The key issue considered by the Court of Appeal in this case (in addition to whether there was a serious issue to be tried in respect of the alleged price fixing arrangements) was whether New Zealand courts have jurisdiction to bring proceedings against overseas holding companies in relation to conduct of a New Zealand subsidiary.  Under the Commerce Act, conduct engaged in on behalf of a company by a director or agent of the company (within the scope of his or her actual or apparent authority) is deemed to have been engaged in also by the company.  In this case, it was held that the alleged price fixing arrangements were given effect to by a New Zealand company on behalf of its Swiss-based holding company, and therefore, the New Zealand High Court has jurisdiction to bring proceedings against the holding company. 

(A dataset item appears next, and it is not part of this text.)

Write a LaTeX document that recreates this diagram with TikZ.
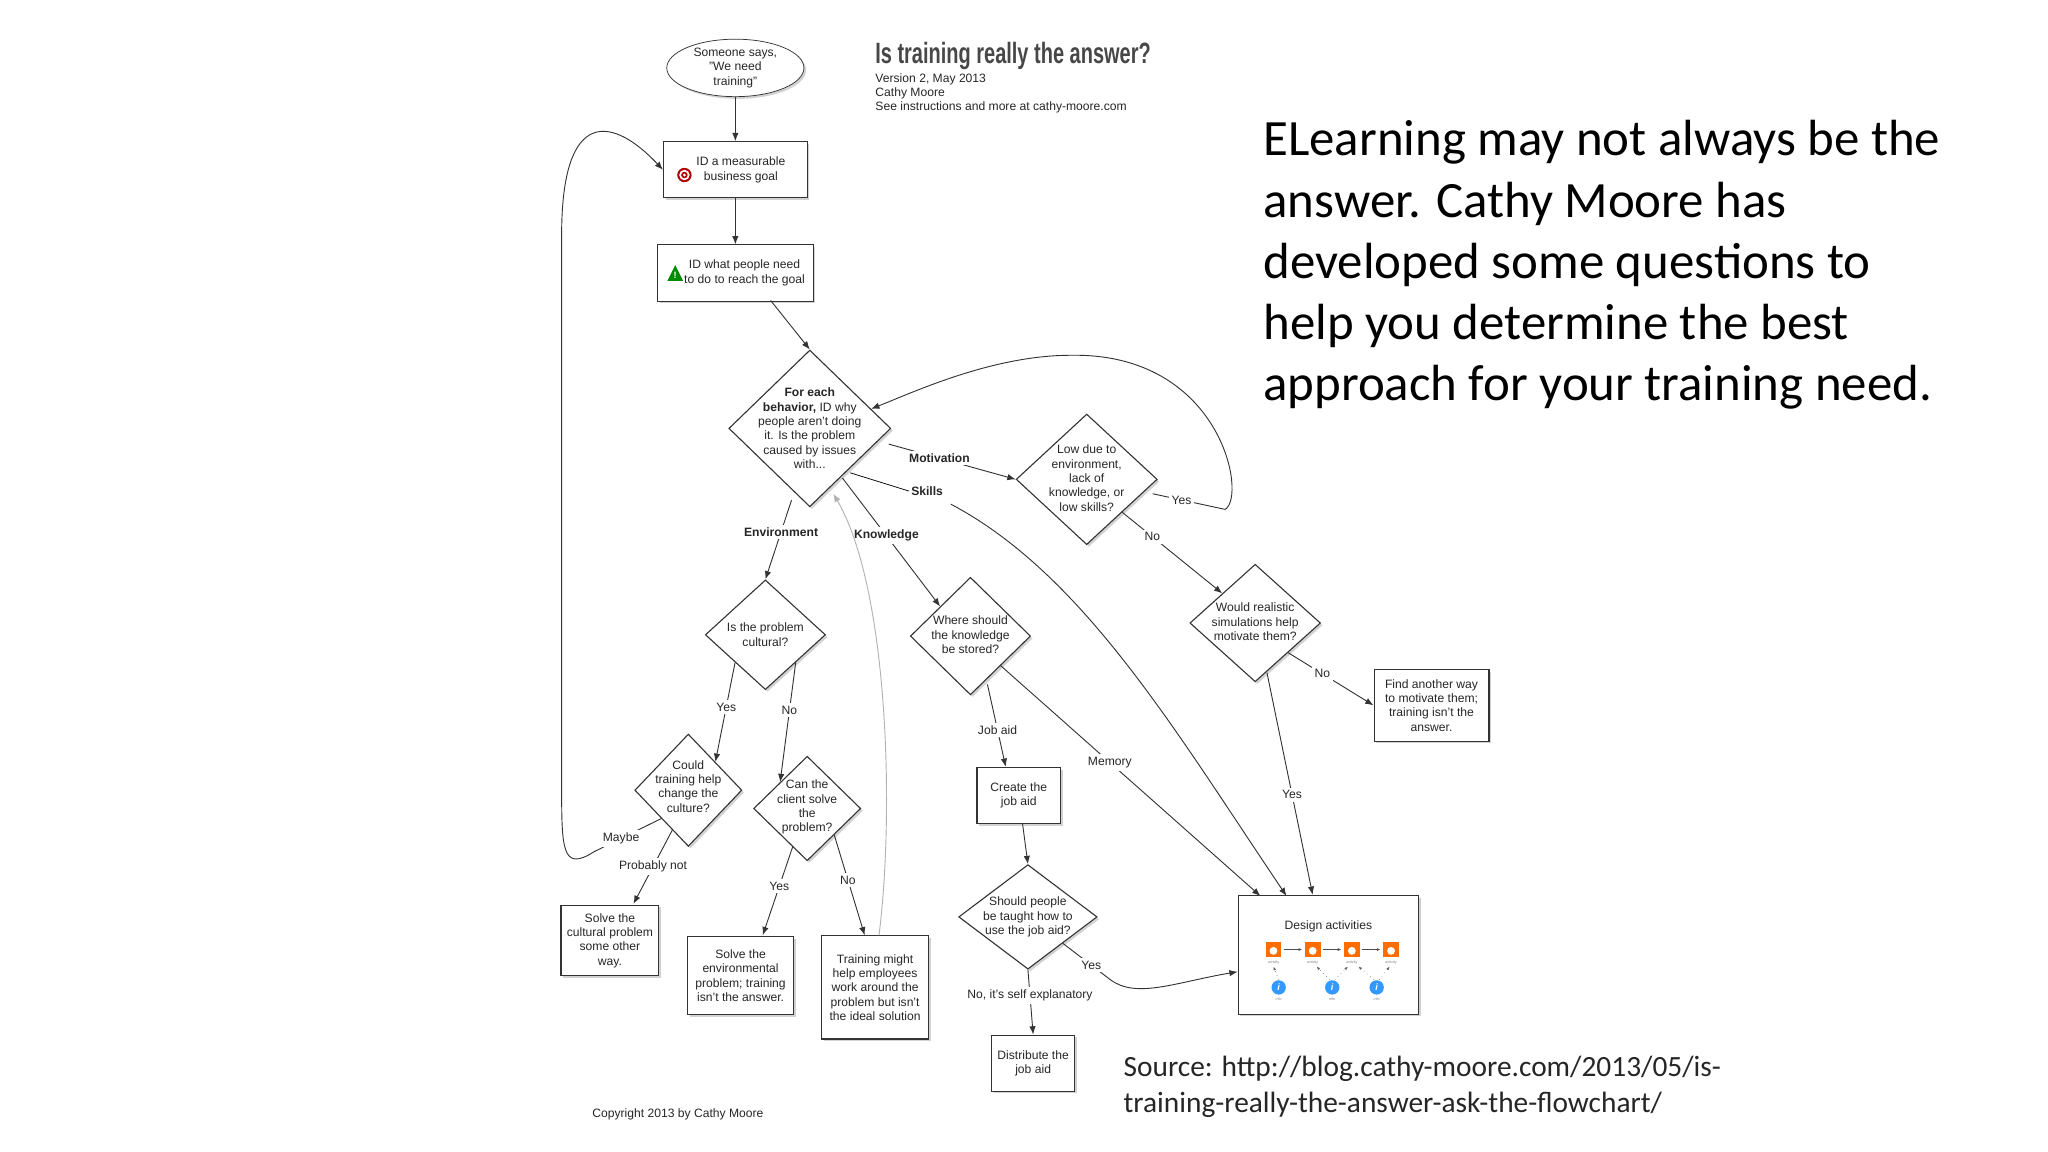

Court of Appeal overturns Vector victory

Commerce Commission v Vector Limited [2012] NZCA 220

The Court of Appeal has upheld the Commerce Commission's appeal against the September 2011 High Court decision Vector Limited v Commerce Commission under Part 4 of the Commerce Act 1986.  The background to this was the Commission's decision not to set an input methodology for starting price adjustments when carrying out a "mid-point price reset" for electricity distribution businesses (EDBs) subject to price control.  The Court of Appeal held that the Commission's decision was lawful and that it was not necessary for the Commission to specify an input methodology for EDBs' starting price adjustment.  The Court was of the view that Part 4 balances certainty against the Commission's role as a regulator that, ultimately, must make regulatory determinations for the long-term benefit of consumers.  This decision provides a more practical pathway for navigating Part 4 than the High Court ruling, perhaps at the expense of regulatory certainty in the short term.